**** DATA PROVIDED ****
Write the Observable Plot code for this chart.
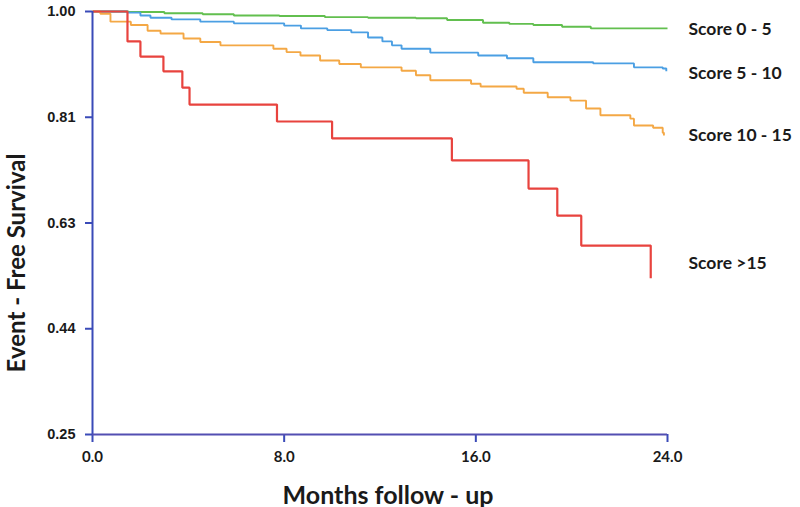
<!DOCTYPE html>
<html>
<head>
<meta charset="utf-8">
<script src="https://cdn.jsdelivr.net/npm/d3@7"></script>
<script src="https://cdn.jsdelivr.net/npm/@observablehq/plot@0.6"></script>
<style>
  html, body { margin: 0; padding: 0; background: #fff; }
  #chart { width: 800px; height: 507px; }
</style>
</head>
<body>
<div id="chart"></div>
<script>
// ---- Data ----
const seriesNames = ["Score 0 - 5", "Score 5 - 10", "Score 10 - 15", "Score >15"];
const seriesColors = ["#62bf4f", "#4b9fe3", "#f4a845", "#e8433e"];

const greenMonths = [0, 1.5, 3.0, 4.6, 5.9, 7.8, 9.7, 11.5, 13.5, 14.8, 16.3, 17.4, 18.4, 19.6, 20.8, 24.0];
const greenSurv   = [1.000, 0.999, 0.997, 0.995, 0.993, 0.992, 0.990, 0.989, 0.988, 0.985, 0.980, 0.978, 0.976, 0.973, 0.970, 0.970];

const blueMonths = [0, 1.46, 2.0, 2.42, 3.3, 4.5, 5.9, 8.0, 8.7, 9.8, 10.8, 11.5, 12.1, 12.5, 12.9, 14.1, 16.1, 17.3, 18.4, 20.9, 22.6, 23.8, 23.95];
const blueSurv   = [1.000, 0.998, 0.993, 0.989, 0.986, 0.982, 0.979, 0.975, 0.970, 0.967, 0.963, 0.954, 0.947, 0.940, 0.934, 0.927, 0.922, 0.917, 0.910, 0.908, 0.901, 0.899, 0.894];

const orangeMonths = [0, 0.33, 0.75, 1.6, 2.3, 2.84, 3.8, 4.5, 5.34, 7.55, 8.1, 8.68, 9.5, 10.3, 11.2, 12.9, 13.5, 14.1, 15.8, 16.2, 17.7, 18.0, 19.0, 19.95, 20.6, 21.2, 22.45, 22.6, 23.4, 23.8, 23.85];
const orangeSurv   = [1.000, 0.996, 0.982, 0.976, 0.966, 0.961, 0.952, 0.946, 0.940, 0.934, 0.928, 0.922, 0.913, 0.907, 0.901, 0.895, 0.887, 0.878, 0.872, 0.867, 0.863, 0.856, 0.848, 0.842, 0.828, 0.816, 0.810, 0.798, 0.794, 0.785, 0.780];

const redMonths = [0, 1.46, 2.0, 2.96, 3.75, 4.05, 7.7, 10.0, 15.0, 18.2, 19.4, 20.4, 23.3];
const redSurv   = [1.000, 0.947, 0.920, 0.894, 0.865, 0.835, 0.805, 0.775, 0.736, 0.686, 0.638, 0.585, 0.527];

// label anchor values (y) for the end-of-curve labels
const labelSurv = [0.968, 0.891, 0.780, 0.553];

const xTicks = [0, 8, 16, 24];
const xTickLabels = ["0.0", "8.0", "16.0", "24.0"];
const yTicks = [0.25, 0.4375, 0.625, 0.8125, 1.0];
const yTickLabels = ["0.25", "0.44", "0.63", "0.81", "1.00"];

const xTitle = "Months follow - up";
const yTitle = "Event - Free Survival";

// ---- Build table ----
const allMonths = [greenMonths, blueMonths, orangeMonths, redMonths];
const allSurv = [greenSurv, blueSurv, orangeSurv, redSurv];
const rows = [];
seriesNames.forEach((name, s) => {
  allMonths[s].forEach((m, i) => rows.push({series: name, month: m, surv: allSurv[s][i]}));
});
const labels = seriesNames.map((name, i) => ({series: name, month: 24, surv: labelSurv[i]}));

const axisBlue = "#3a4bb8";
const labelFont = "Lato, 'Open Sans', sans-serif";
const tickFont = "'Liberation Sans', Arial, sans-serif";

const chart = Plot.plot({
  width: 800,
  height: 507,
  marginLeft: 92,
  marginRight: 133,
  marginTop: 11,
  marginBottom: 73,
  style: {background: "#fff", fontFamily: tickFont, color: "#1a1a1a"},
  x: {domain: [0, 24]},
  y: {domain: [0.25, 1.0]},
  color: {domain: seriesNames, range: seriesColors},
  marks: [
    Plot.axisY({
      ticks: yTicks,
      tickFormat: d => yTickLabels[yTicks.indexOf(d)],
      tickSize: 7,
      tickPadding: 10,
      stroke: axisBlue,
      strokeWidth: 2,
      strokeOpacity: 1,
      fontSize: 14.5,
      fontWeight: "bold",
      fill: "#1a1a1a",
      label: null
    }),
    Plot.axisX({
      ticks: xTicks,
      tickFormat: d => xTickLabels[xTicks.indexOf(d)],
      tickSize: 8,
      tickPadding: 9,
      stroke: axisBlue,
      strokeWidth: 2,
      strokeOpacity: 1,
      fontSize: 15,
      fontWeight: "bold",
      fontFamily: labelFont,
      fill: "#1a1a1a",
      label: null
    }),
    Plot.line(rows, {
      x: "month", y: "surv", z: "series", stroke: "series",
      curve: "step-after",
      strokeWidth: d => d.series === "Score >15" ? 2.2 : 1.9,
      strokeLinejoin: "miter",
      strokeLinecap: "butt"
    }),
    Plot.ruleX([0], {stroke: axisBlue, strokeWidth: 2}),
    Plot.ruleY([0.25], {stroke: "#534fb2", strokeWidth: 2.2}),
    Plot.text(labels, {
      x: "month", y: "surv", text: "series",
      dx: 21, textAnchor: "start",
      fontSize: 17.5, fontWeight: "bold", fontFamily: labelFont, fill: "#1a1a1a"
    }),
    Plot.text([xTitle], {
      frameAnchor: "bottom", dx: 8, dy: 61, lineAnchor: "middle", textAnchor: "middle",
      fontSize: 25, fontWeight: "bold", fontFamily: labelFont, fill: "#1a1a1a"
    }),
    Plot.text([yTitle], {
      frameAnchor: "left", dx: -75, dy: 40, rotate: -90, lineAnchor: "middle", textAnchor: "middle",
      fontSize: 24, fontWeight: "bold", fontFamily: labelFont, fill: "#1a1a1a"
    })
  ]
});
document.getElementById("chart").appendChild(chart);
</script>
</body>
</html>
****
Quote the data exactly, leaving every image out of the copy.

Write the Observable Plot code for this chart.
<!DOCTYPE html>
<html>
<head>
<meta charset="utf-8">
<script src="https://cdn.jsdelivr.net/npm/d3@7"></script>
<script src="https://cdn.jsdelivr.net/npm/@observablehq/plot@0.6"></script>
<style>
  html, body { margin: 0; padding: 0; background: #fff; }
  #chart { width: 800px; height: 507px; }
</style>
</head>
<body>
<div id="chart"></div>
<script>
// ---- Data ----
const seriesNames = ["Score 0 - 5", "Score 5 - 10", "Score 10 - 15", "Score >15"];
const seriesColors = ["#62bf4f", "#4b9fe3", "#f4a845", "#e8433e"];

const greenMonths = [0, 1.5, 3.0, 4.6, 5.9, 7.8, 9.7, 11.5, 13.5, 14.8, 16.3, 17.4, 18.4, 19.6, 20.8, 24.0];
const greenSurv   = [1.000, 0.999, 0.997, 0.995, 0.993, 0.992, 0.990, 0.989, 0.988, 0.985, 0.980, 0.978, 0.976, 0.973, 0.970, 0.970];

const blueMonths = [0, 1.46, 2.0, 2.42, 3.3, 4.5, 5.9, 8.0, 8.7, 9.8, 10.8, 11.5, 12.1, 12.5, 12.9, 14.1, 16.1, 17.3, 18.4, 20.9, 22.6, 23.8, 23.95];
const blueSurv   = [1.000, 0.998, 0.993, 0.989, 0.986, 0.982, 0.979, 0.975, 0.970, 0.967, 0.963, 0.954, 0.947, 0.940, 0.934, 0.927, 0.922, 0.917, 0.910, 0.908, 0.901, 0.899, 0.894];

const orangeMonths = [0, 0.33, 0.75, 1.6, 2.3, 2.84, 3.8, 4.5, 5.34, 7.55, 8.1, 8.68, 9.5, 10.3, 11.2, 12.9, 13.5, 14.1, 15.8, 16.2, 17.7, 18.0, 19.0, 19.95, 20.6, 21.2, 22.45, 22.6, 23.4, 23.8, 23.85];
const orangeSurv   = [1.000, 0.996, 0.982, 0.976, 0.966, 0.961, 0.952, 0.946, 0.940, 0.934, 0.928, 0.922, 0.913, 0.907, 0.901, 0.895, 0.887, 0.878, 0.872, 0.867, 0.863, 0.856, 0.848, 0.842, 0.828, 0.816, 0.810, 0.798, 0.794, 0.785, 0.780];

const redMonths = [0, 1.46, 2.0, 2.96, 3.75, 4.05, 7.7, 10.0, 15.0, 18.2, 19.4, 20.4, 23.3];
const redSurv   = [1.000, 0.947, 0.920, 0.894, 0.865, 0.835, 0.805, 0.775, 0.736, 0.686, 0.638, 0.585, 0.527];

// label anchor values (y) for the end-of-curve labels
const labelSurv = [0.968, 0.891, 0.780, 0.553];

const xTicks = [0, 8, 16, 24];
const xTickLabels = ["0.0", "8.0", "16.0", "24.0"];
const yTicks = [0.25, 0.4375, 0.625, 0.8125, 1.0];
const yTickLabels = ["0.25", "0.44", "0.63", "0.81", "1.00"];

const xTitle = "Months follow - up";
const yTitle = "Event - Free Survival";

// ---- Build table ----
const allMonths = [greenMonths, blueMonths, orangeMonths, redMonths];
const allSurv = [greenSurv, blueSurv, orangeSurv, redSurv];
const rows = [];
seriesNames.forEach((name, s) => {
  allMonths[s].forEach((m, i) => rows.push({series: name, month: m, surv: allSurv[s][i]}));
});
const labels = seriesNames.map((name, i) => ({series: name, month: 24, surv: labelSurv[i]}));

const axisBlue = "#3a4bb8";
const labelFont = "Lato, 'Open Sans', sans-serif";
const tickFont = "'Liberation Sans', Arial, sans-serif";

const chart = Plot.plot({
  width: 800,
  height: 507,
  marginLeft: 92,
  marginRight: 133,
  marginTop: 11,
  marginBottom: 73,
  style: {background: "#fff", fontFamily: tickFont, color: "#1a1a1a"},
  x: {domain: [0, 24]},
  y: {domain: [0.25, 1.0]},
  color: {domain: seriesNames, range: seriesColors},
  marks: [
    Plot.axisY({
      ticks: yTicks,
      tickFormat: d => yTickLabels[yTicks.indexOf(d)],
      tickSize: 7,
      tickPadding: 10,
      stroke: axisBlue,
      strokeWidth: 2,
      strokeOpacity: 1,
      fontSize: 14.5,
      fontWeight: "bold",
      fill: "#1a1a1a",
      label: null
    }),
    Plot.axisX({
      ticks: xTicks,
      tickFormat: d => xTickLabels[xTicks.indexOf(d)],
      tickSize: 8,
      tickPadding: 9,
      stroke: axisBlue,
      strokeWidth: 2,
      strokeOpacity: 1,
      fontSize: 15,
      fontWeight: "bold",
      fontFamily: labelFont,
      fill: "#1a1a1a",
      label: null
    }),
    Plot.line(rows, {
      x: "month", y: "surv", z: "series", stroke: "series",
      curve: "step-after",
      strokeWidth: d => d.series === "Score >15" ? 2.2 : 1.9,
      strokeLinejoin: "miter",
      strokeLinecap: "butt"
    }),
    Plot.ruleX([0], {stroke: axisBlue, strokeWidth: 2}),
    Plot.ruleY([0.25], {stroke: "#534fb2", strokeWidth: 2.2}),
    Plot.text(labels, {
      x: "month", y: "surv", text: "series",
      dx: 21, textAnchor: "start",
      fontSize: 17.5, fontWeight: "bold", fontFamily: labelFont, fill: "#1a1a1a"
    }),
    Plot.text([xTitle], {
      frameAnchor: "bottom", dx: 8, dy: 61, lineAnchor: "middle", textAnchor: "middle",
      fontSize: 25, fontWeight: "bold", fontFamily: labelFont, fill: "#1a1a1a"
    }),
    Plot.text([yTitle], {
      frameAnchor: "left", dx: -75, dy: 40, rotate: -90, lineAnchor: "middle", textAnchor: "middle",
      fontSize: 24, fontWeight: "bold", fontFamily: labelFont, fill: "#1a1a1a"
    })
  ]
});
document.getElementById("chart").appendChild(chart);
</script>
</body>
</html>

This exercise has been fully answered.